Illustration by Olivia Madrzyk | The Signal

Raising the minimum wage sounds like common sense, right? I mean, who can live off of $7.25 an hour in this day and age?

I would agree; it does sound simple. As the times change, monetary value changes, so the minimum wage should be set accordingly. 

A full-time worker works 40 hours a week at $7.25 an hour, a gross wage of $15,080 a year and $1,256.67 a month. This is before deductions such as FICA taxes, which are 7.65% of your paycheck, and federal income taxes, which fall in the lowest income tax bracket of 10 percent. A single person with no dependents takes home only $13,673.38 a year with all deductions taken out.

Following that linear thinking, we would also figure that raising the minimum wage would lift many Americans out of poverty and debt.
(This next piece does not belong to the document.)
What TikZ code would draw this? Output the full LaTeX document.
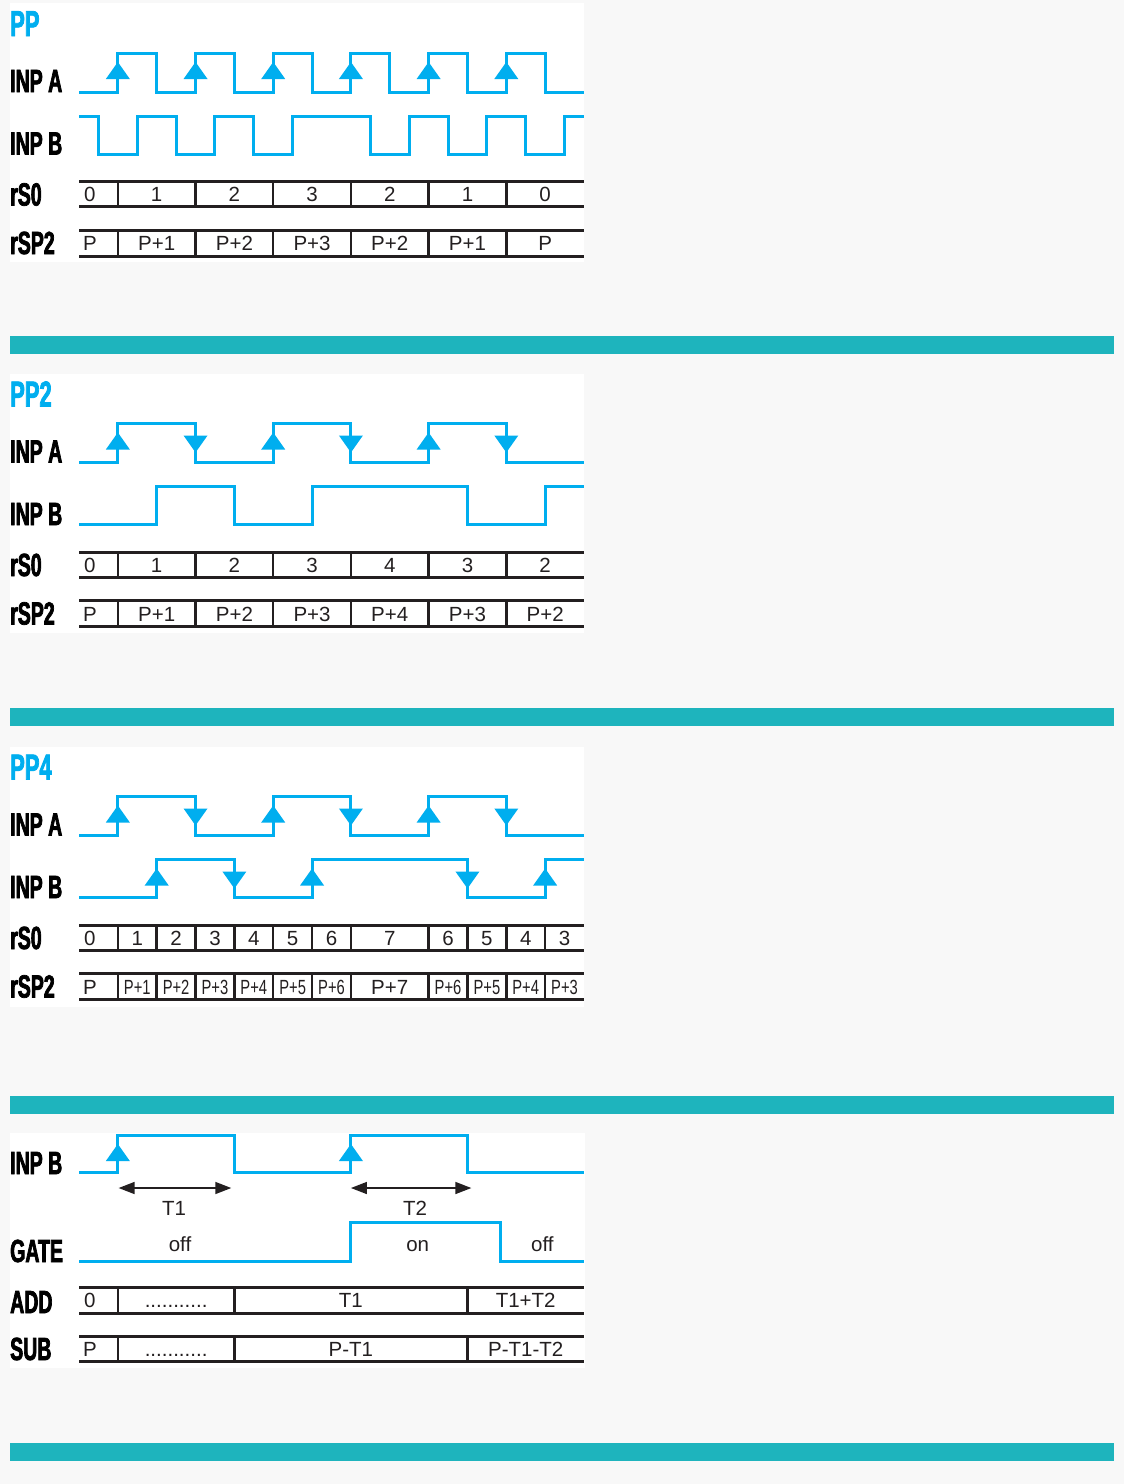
\documentclass[tikz,border=0pt]{standalone}
\usepackage{fontspec}
\setmainfont{Liberation Sans}
\newfontfamily\labfont[FakeStretch=0.61,FakeBold=2.2]{Liberation Sans Bold}
\usetikzlibrary{arrows.meta}
\definecolor{wblue}{HTML}{00AEEF}
\definecolor{barteal}{HTML}{1EB4BD}
\definecolor{bgc}{HTML}{F8F8F8}
\definecolor{ink}{HTML}{231F20}
\tikzset{
  wave/.style={wblue,line width=3pt},
  rowline/.style={ink,line width=3pt},
  divline/.style={ink,line width=2.5pt},
  lab/.style={font=\labfont\fontsize{32}{32}\selectfont,anchor=base west,inner sep=0pt,text=black},
  ttl/.style={font=\labfont\fontsize{36}{36}\selectfont,text=wblue,anchor=base west,inner sep=0pt},
  val/.style={font=\fontsize{20.5}{20.5}\selectfont,anchor=base,inner sep=0pt,text=ink},
  dimarrow/.style={{Triangle[length=16pt,width=12pt]}-{Triangle[length=16pt,width=12pt]},line width=1.5pt,ink},
  panel/.style={fill=white},
  bar/.style={fill=barteal}
}
\newcommand\uparr[2]{\fill[wblue] (#1,#2) ++(-12pt,-26pt) -- ++(24pt,0pt) -- ++(-12pt,17pt) -- cycle;}
\newcommand\dnarr[2]{\fill[wblue] (#1,#2) ++(-12pt,-12pt) -- ++(24pt,0pt) -- ++(-12pt,-17pt) -- cycle;}
\newcommand\rowlines[3]{%
  \draw[rowline] (0,#1) -- (13,#1);
  \draw[rowline] (0,#2) -- (13,#2);
  \foreach \d in {#3}{\draw[divline] (\d,#1) -- (\d,#2);}}
\newcommand\nar[1]{\scalebox{0.72}[1]{#1}}
\newcommand\mydots{...........}
\begin{document}
\begin{tikzpicture}[x=1pt,y=-1pt]
\useasboundingbox (0,0) rectangle (1124,1484);
\fill[bgc] (0,0) rectangle (1124,1484);
% teal bars
\fill[bar] (10,336) rectangle (1114,353.7);
\fill[bar] (10,708.3) rectangle (1114,725.7);
\fill[bar] (10,1096) rectangle (1114,1113.7);
\fill[bar] (10,1442.7) rectangle (1114,1460.7);

% ================= PP =================
\fill[panel] (10,3) rectangle (584,262);
\node[ttl] (ppT) at (10,36) {PP};
\node[lab] (ppLA) at (10,92) {INP A};
\node[lab] (ppLB) at (10,154.5) {INP B};
\node[lab] (ppLS) at (10,205.5) {rS0};
\node[lab] (ppLP) at (10,254) {rSP2};
\begin{scope}[shift={(79,0)},x=38.846pt]
  \draw[wave] (0,92) -| (1,53) -| (2,92) -| (3,53) -| (4,92) -| (5,53) -| (6,92) -| (7,53) -| (8,92) -| (9,53) -| (10,92) -| (11,53) -| (12,92) -- (13,92);
  \foreach \k in {1,3,5,7,9,11}{\uparr{\k}{53}}
  \draw[wave] (0,116) -| (0.5,154) -| (1.5,116) -| (2.5,154) -| (3.5,116) -| (4.5,154) -| (5.5,116) -| (7.5,154) -| (8.5,116) -| (9.5,154) -| (10.5,116) -| (11.5,154) -| (12.5,116) -- (13,116);
  \rowlines{181.7}{206.7}{1,3,5,7,9,11}
  \foreach \k/\t [count=\i] in {0.28/0,2/1,4/2,6/3,8/2,10/1,12/0}{\node[val] (ppS\i) at (\k,201.5) {\t};}
  \rowlines{230}{256}{1,3,5,7,9,11}
  \foreach \k/\t [count=\i] in {0.28/P,2/P+1,4/P+2,6/P+3,8/P+2,10/P+1,12/P}{\node[val] (ppP\i) at (\k,250.5) {\t};}
\end{scope}

% ================= PP2 =================
\begin{scope}[yshift=-370.5pt]
\fill[panel] (10,3) rectangle (584,262);
\node[ttl] (p2T) at (10,36) {PP2};
\node[lab] (p2LA) at (10,92) {INP A};
\node[lab] (p2LB) at (10,154.5) {INP B};
\node[lab] (p2LS) at (10,205.5) {rS0};
\node[lab] (p2LP) at (10,254) {rSP2};
\begin{scope}[shift={(79,0)},x=38.846pt]
  \draw[wave] (0,92) -| (1,53) -| (3,92) -| (5,53) -| (7,92) -| (9,53) -| (11,92) -- (13,92);
  \foreach \k in {1,5,9}{\uparr{\k}{53}}
  \foreach \k in {3,7,11}{\dnarr{\k}{53}}
  \draw[wave] (0,154) -| (2,116) -| (4,154) -| (6,116) -| (10,154) -| (12,116) -- (13,116);
  \rowlines{181.7}{206.7}{1,3,5,7,9,11}
  \foreach \k/\t [count=\i] in {0.28/0,2/1,4/2,6/3,8/4,10/3,12/2}{\node[val] (p2S\i) at (\k,201.5) {\t};}
  \rowlines{230}{256}{1,3,5,7,9,11}
  \foreach \k/\t [count=\i] in {0.28/P,2/P+1,4/P+2,6/P+3,8/P+4,10/P+3,12/P+2}{\node[val] (p2P\i) at (\k,250.5) {\t};}
\end{scope}
\end{scope}

% ================= PP4 =================
\begin{scope}[yshift=-743.5pt]
\fill[panel] (10,3) rectangle (584,263);
\node[ttl] (p4T) at (10,36) {PP4};
\node[lab] (p4LA) at (10,92) {INP A};
\node[lab] (p4LB) at (10,154.5) {INP B};
\node[lab] (p4LS) at (10,205.5) {rS0};
\node[lab] (p4LP) at (10,254) {rSP2};
\begin{scope}[shift={(79,0)},x=38.846pt]
  \draw[wave] (0,92) -| (1,53) -| (3,92) -| (5,53) -| (7,92) -| (9,53) -| (11,92) -- (13,92);
  \foreach \k in {1,5,9}{\uparr{\k}{53}}
  \foreach \k in {3,7,11}{\dnarr{\k}{53}}
  \draw[wave] (0,154) -| (2,116) -| (4,154) -| (6,116) -| (10,154) -| (12,116) -- (13,116);
  \foreach \k in {2,6,12}{\uparr{\k}{116}}
  \foreach \k in {4,10}{\dnarr{\k}{116}}
  \rowlines{181.7}{206.7}{1,2,3,4,5,6,7,9,10,11,12}
  \foreach \k/\t [count=\i] in {0.28/0,1.5/1,2.5/2,3.5/3,4.5/4,5.5/5,6.5/6,8/7,9.5/6,10.5/5,11.5/4,12.5/3}{\node[val] (p4S\i) at (\k,201.5) {\t};}
  \rowlines{230}{256}{1,2,3,4,5,6,7,9,10,11,12}
  \node[val] (p4P0) at (0.28,250.5) {P};
  \foreach \k/\t [count=\i] in {1.5/P+1,2.5/P+2,3.5/P+3,4.5/P+4,5.5/P+5,6.5/P+6,9.5/P+6,10.5/P+5,11.5/P+4,12.5/P+3}{\node[val] (p4P\i) at (\k,250.5) {\nar{\t}};}
  \node[val] (p4Pm) at (8,250.5) {P+7};
\end{scope}
\end{scope}

% ================= GATE panel =================
\fill[panel] (10,1133) rectangle (585,1368);
\node[lab] (gLB) at (10,1174) {INP B};
\node[lab] (gLG) at (10,1262) {GATE};
\node[lab] (gLA) at (10,1313) {ADD};
\node[lab] (gLS) at (10,1360) {SUB};
\begin{scope}[shift={(79,0)},x=38.846pt]
  \draw[wave] (0,1172.7) -| (1,1135) -| (4,1172.7) -| (7,1135) -| (10,1172.7) -- (13,1172.7);
  \foreach \k in {1,7}{\uparr{\k}{1135}}
  \coordinate (t1a) at (1.02,1188);
  \coordinate (t1b) at (3.92,1188);
  \coordinate (t2a) at (7,1188);
  \coordinate (t2b) at (10.1,1188);
  \draw[dimarrow] (t1a) -- (t1b);
  \draw[dimarrow] (t2a) -- (t2b);
  \node[val] (gT1) at (2.45,1215) {T1};
  \node[val] (gT2) at (8.65,1215) {T2};
  \draw[wave] (0,1261.7) -| (7,1222.7) -| (10.86,1261.7) -- (13,1261.7);
  \node[val] (gOff1) at (2.6,1251) {off};
  \node[val] (gOn) at (8.72,1251) {on};
  \node[val] (gOff2) at (11.93,1251) {off};
  \rowlines{1287}{1313}{1,4,10}
  \node[val] (gA1) at (0.28,1307.5) {0};
  \node[val] (gA2) at (2.5,1307.5) {\mydots};
  \node[val] (gA3) at (7,1307.5) {T1};
  \node[val] (gA4) at (11.5,1307.5) {T1+T2};
  \rowlines{1336.7}{1361.7}{1,4,10}
  \node[val] (gS1) at (0.28,1356.5) {P};
  \node[val] (gS2) at (2.5,1356.5) {\mydots};
  \node[val] (gS3) at (7,1356.5) {P-T1};
  \node[val] (gS4) at (11.5,1356.5) {P-T1-T2};
\end{scope}
\end{tikzpicture}
\end{document}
It sounds like a win-win situation, right? So why so much controversy?

Because raising the minimum wage has a more significant effect on the economy than simply lifting thousands of people out of poverty and debt.

The federal minimum wage was created in 1938 under the Fair Labor Standards Act (FLSA) to guarantee fair and minimum wages, overtime pay and child employment standards to protect children from child labor.  
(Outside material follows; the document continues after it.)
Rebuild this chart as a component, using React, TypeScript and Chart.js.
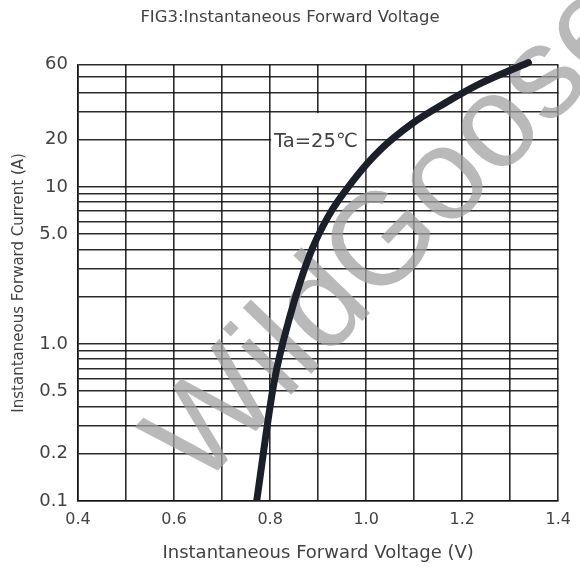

In 1938, the minimum wage was $0.25, slowly increased to the current $7.25 in 2009. Georgia’s minimum wage is $5.15 an hour, one of the only states to have a lower than federal minimum wage.

Initially, the minimum wage was to ensure fair wages to jobs that require little to no training or schooling. In 1938, it was to protect workers from the greed of capitalism. Capitalism does not care about workers because it cannot profit above the welfare of its workers. So, to both protect the free market and the laborers, the minimum wage was introduced by President Franklin D. Roosevelt. 
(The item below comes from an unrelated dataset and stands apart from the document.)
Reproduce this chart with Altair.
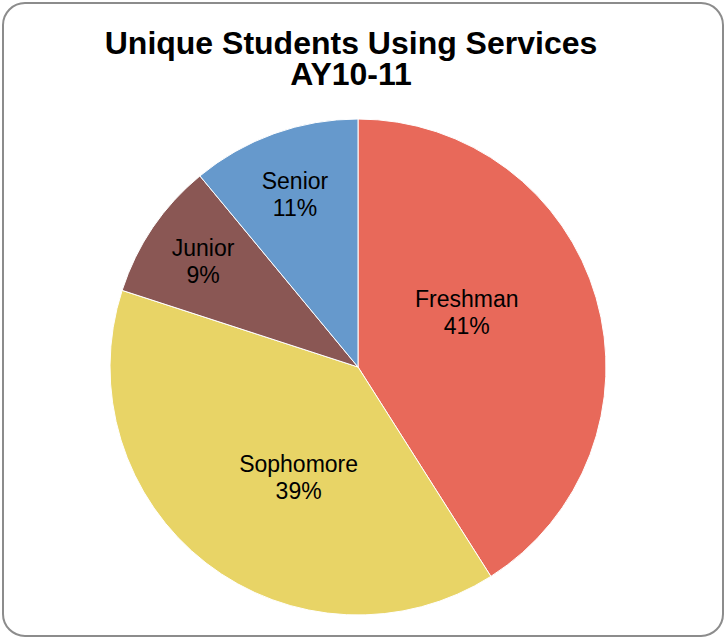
import altair as alt
import pandas as pd

categories = ["Freshman", "Sophomore", "Junior", "Senior"]
percents = [41, 39, 9, 11]
colors = ["#E8695A", "#E8D466", "#8A5754", "#6699CC"]

df = pd.DataFrame({
    "category": categories,
    "pct": percents,
    "idx": list(range(len(categories))),
})

FONT = "Liberation Sans"
CX, CY, R = 355, 364, 248

theta = alt.Theta("pct:Q", stack=True)
color = alt.Color("category:N", scale=alt.Scale(domain=categories, range=colors), legend=None)
order = alt.Order("idx:Q", sort="ascending")

pie = alt.Chart(df).mark_arc(outerRadius=R, stroke="white", strokeWidth=1).encode(
    theta=theta, color=color, order=order,
    x=alt.value(CX), y=alt.value(CY),
)

# label placement: mid-angle of each slice, pulled slightly back for wide
# slices and further out for narrow ones (mimics the "best fit" layout)
labels = alt.Chart(df).transform_window(
    cum="sum(pct)", sort=[alt.SortField("idx", order="ascending")],
    frame=[None, 0],
).transform_joinaggregate(
    total="sum(pct)",
).transform_calculate(
    mid="2 * PI * (datum.cum - datum.pct / 2) / datum.total - PI / 180 * 0.33 * max(0, datum.pct - 10)",
    label="[datum.category, datum.pct + '%']",
    lr=f"{R} * (0.83 - 0.0083 * datum.pct)",
).mark_text(font=FONT, fontSize=23, lineHeight=27, color="black",
            align="center", baseline="middle", dy=-13).encode(
    theta=alt.Theta("mid:Q", scale=None, stack=None),
    radius=alt.Radius("lr:Q", scale=None),
    text="label:N",
    x=alt.value(CX), y=alt.value(CY),
)

chart = alt.layer(pie, labels).properties(
    width=720, height=633,
    autosize=alt.AutoSizeParams(type="none"),
    padding=3,
    view=alt.ViewBackground(stroke="#8C8C8C", strokeWidth=2, cornerRadius=22, fill="white"),
    title=alt.TitleParams(
        text=["Unique Students Using Services", "AY10-11"],
        font=FONT, fontSize=32, fontWeight="bold", color="black",
        anchor="middle", lineHeight=31, offset=-89, dx=-12,
    ),
).configure(background="white")

chart.save("out.html", embed_options={"renderer": "svg", "actions": False})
Over the years, minimum wage jobs became entry-level jobs, populated mostly by teenagers, students and other part-time workers. The characteristics of minimum wage workers in 2020 showed that one-fifth of hourly paid workers were under the age of 25. They made up 48% of paid federal minimum wage, among other attributes of workers.  

But there is a kink in the system; those entry-level jobs are not just populated by students, teenagers and part-time workers; there are people who have no education or training that rely on the jobs to make a living. There are families, immigrants and impoverished people dependent on a stable entry-level job — even if it’s not meant to support a family. 

How can we be okay with workers who tirelessly work all day, sometimes overtime, picking tomatoes or assembling factory items and barely making enough to buy food?

The current minimum wage does not account for the inflation in market value; the federal minimum wage reached its highest actual value in 1968; at the time, it was $1.60. Since then, the minimum wage’s value has not kept up with productivity growth. Had it grown at the rate it was in 1968, it would now be $24.18 in 2020.

However, raising the minimum wage abruptly to $24.18 or even to $15 would disrupt the economy by impacting job security, hurt businesses and forcing some to close, increase the price of goods, increase the cost of housing and so many other things.

Even raising the minimum wage to $10 or $15 would still be under its inflated value. This also means that all workers working on an hourly wage are subjected to the same issues as the minimum wage worker. 

These arguments have some basis; however, the cost of consumer goods and housing has already increased, but the minimum wage has not. Profits and bonuses for many companies and their CEOs have rapidly increased, yet their bottom line wages have not.

If the minimum wage remains as is, for many, the American Dream is becoming a fantasy.